## TO DO
Below are the records. List every line holding the word "with".

>> Begin PROVIDED ENTRIES

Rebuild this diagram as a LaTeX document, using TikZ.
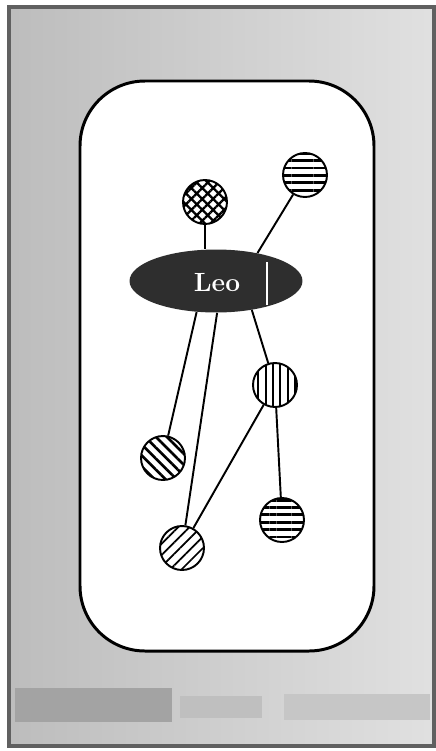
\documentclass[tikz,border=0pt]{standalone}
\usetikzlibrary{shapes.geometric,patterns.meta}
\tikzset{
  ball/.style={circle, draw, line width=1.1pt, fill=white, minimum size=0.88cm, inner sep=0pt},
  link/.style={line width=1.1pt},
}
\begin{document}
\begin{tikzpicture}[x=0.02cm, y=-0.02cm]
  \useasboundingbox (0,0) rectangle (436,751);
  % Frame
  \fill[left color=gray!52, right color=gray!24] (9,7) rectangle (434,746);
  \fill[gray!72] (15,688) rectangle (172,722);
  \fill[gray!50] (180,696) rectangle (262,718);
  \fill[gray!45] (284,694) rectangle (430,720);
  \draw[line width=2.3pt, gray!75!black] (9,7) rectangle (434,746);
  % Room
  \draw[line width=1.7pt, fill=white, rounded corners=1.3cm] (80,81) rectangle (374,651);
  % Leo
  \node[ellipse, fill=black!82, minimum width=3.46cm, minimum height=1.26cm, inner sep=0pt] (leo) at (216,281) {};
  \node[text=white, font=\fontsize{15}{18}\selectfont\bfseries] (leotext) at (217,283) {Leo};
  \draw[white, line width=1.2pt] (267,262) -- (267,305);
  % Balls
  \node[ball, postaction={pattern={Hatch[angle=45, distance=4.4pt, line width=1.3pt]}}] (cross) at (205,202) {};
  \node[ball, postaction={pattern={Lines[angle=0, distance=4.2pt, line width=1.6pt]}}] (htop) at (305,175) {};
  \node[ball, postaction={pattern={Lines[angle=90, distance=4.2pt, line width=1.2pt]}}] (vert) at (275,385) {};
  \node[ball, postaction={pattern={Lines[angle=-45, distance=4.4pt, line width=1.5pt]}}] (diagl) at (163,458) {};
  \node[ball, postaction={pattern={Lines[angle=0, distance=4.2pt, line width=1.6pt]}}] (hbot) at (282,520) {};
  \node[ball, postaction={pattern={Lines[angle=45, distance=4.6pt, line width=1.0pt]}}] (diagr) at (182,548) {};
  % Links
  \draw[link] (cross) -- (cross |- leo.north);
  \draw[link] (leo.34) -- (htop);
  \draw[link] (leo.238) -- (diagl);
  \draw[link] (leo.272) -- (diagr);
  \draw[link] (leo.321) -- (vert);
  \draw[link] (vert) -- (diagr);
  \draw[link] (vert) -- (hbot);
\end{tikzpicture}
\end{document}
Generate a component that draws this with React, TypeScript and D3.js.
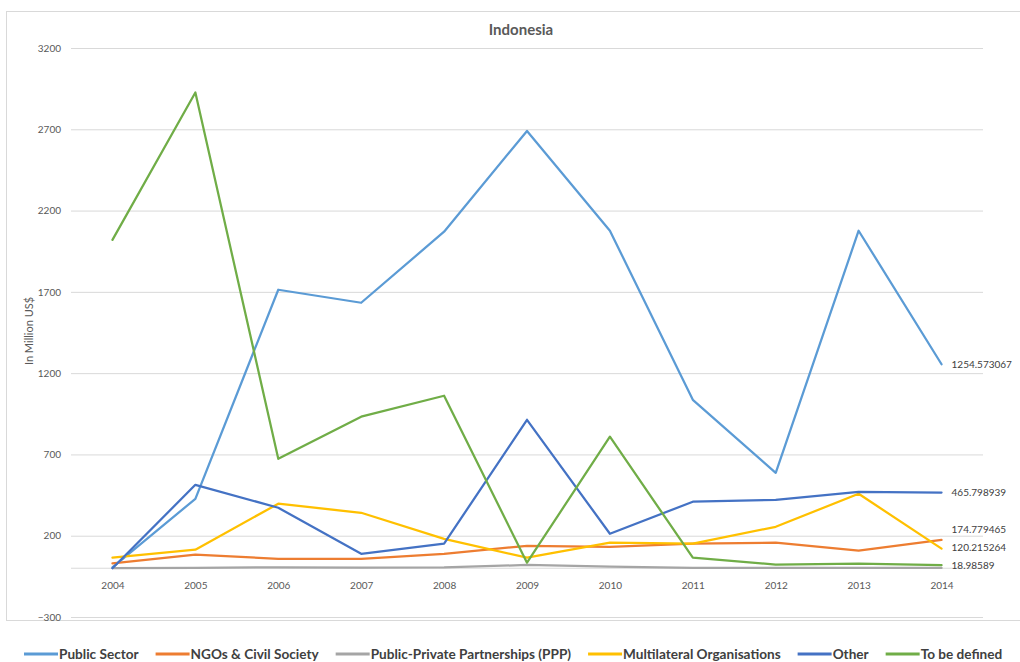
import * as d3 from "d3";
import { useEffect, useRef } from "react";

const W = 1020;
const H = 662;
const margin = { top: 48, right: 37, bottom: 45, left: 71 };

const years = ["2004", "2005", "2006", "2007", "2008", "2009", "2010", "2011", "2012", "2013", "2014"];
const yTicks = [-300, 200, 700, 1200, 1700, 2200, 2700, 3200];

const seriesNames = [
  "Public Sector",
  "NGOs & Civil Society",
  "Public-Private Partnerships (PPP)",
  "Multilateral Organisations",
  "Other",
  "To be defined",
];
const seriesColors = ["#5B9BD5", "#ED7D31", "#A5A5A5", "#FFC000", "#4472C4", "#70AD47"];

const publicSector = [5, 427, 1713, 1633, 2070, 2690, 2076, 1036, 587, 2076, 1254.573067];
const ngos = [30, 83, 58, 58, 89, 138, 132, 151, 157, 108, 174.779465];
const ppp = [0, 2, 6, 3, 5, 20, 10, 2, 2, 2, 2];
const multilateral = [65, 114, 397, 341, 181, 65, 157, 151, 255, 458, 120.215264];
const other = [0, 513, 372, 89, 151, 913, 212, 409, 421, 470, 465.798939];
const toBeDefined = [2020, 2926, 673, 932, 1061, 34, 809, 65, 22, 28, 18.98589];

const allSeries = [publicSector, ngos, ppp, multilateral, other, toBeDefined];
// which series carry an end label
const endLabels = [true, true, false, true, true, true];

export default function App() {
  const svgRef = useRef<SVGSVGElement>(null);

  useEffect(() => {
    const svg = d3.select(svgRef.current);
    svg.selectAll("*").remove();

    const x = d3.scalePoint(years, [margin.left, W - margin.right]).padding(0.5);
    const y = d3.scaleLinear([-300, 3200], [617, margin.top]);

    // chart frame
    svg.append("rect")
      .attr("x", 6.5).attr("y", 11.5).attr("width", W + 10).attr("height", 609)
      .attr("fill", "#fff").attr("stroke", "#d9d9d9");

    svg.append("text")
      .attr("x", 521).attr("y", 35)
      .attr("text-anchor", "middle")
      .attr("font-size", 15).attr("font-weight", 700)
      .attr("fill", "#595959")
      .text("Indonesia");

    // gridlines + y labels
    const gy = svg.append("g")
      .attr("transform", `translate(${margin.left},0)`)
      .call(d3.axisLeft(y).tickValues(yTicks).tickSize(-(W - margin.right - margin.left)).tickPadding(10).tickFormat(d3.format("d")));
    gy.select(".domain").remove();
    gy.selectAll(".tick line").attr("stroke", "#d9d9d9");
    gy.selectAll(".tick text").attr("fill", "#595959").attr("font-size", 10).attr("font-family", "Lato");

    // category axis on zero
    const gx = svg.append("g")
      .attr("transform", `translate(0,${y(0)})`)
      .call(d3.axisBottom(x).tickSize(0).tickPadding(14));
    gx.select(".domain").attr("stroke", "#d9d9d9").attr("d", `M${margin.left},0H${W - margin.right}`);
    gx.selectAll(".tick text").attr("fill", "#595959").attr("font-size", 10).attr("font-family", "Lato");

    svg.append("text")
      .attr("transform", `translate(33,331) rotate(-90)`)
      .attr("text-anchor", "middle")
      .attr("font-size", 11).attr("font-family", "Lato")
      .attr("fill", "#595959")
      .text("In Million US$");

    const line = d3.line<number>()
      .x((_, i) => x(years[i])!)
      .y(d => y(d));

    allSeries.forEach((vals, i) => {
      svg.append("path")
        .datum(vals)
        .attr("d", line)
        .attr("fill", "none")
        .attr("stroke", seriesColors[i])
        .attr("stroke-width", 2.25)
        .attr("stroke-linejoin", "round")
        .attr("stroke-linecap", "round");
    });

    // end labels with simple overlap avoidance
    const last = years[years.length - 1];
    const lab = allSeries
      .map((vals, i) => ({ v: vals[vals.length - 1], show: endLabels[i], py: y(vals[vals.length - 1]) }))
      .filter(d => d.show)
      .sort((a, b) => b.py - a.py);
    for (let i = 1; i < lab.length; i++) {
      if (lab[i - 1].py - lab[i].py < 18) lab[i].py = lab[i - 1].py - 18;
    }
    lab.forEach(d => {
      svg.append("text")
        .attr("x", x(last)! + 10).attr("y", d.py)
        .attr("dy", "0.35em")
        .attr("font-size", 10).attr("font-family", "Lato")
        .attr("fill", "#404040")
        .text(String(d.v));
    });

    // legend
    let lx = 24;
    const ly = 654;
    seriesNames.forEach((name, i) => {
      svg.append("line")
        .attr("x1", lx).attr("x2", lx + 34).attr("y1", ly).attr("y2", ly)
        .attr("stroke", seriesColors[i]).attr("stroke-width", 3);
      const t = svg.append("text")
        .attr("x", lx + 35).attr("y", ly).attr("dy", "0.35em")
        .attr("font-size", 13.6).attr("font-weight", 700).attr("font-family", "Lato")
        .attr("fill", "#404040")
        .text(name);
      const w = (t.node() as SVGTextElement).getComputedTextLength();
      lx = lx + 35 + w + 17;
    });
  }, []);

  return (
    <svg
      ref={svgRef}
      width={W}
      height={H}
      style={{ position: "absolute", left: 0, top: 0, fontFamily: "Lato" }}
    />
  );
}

>> End PROVIDED ENTRIES

## REPLY
Generate a component that draws this with React, TypeScript and D3.js.
    // end labels with simple overlap avoidance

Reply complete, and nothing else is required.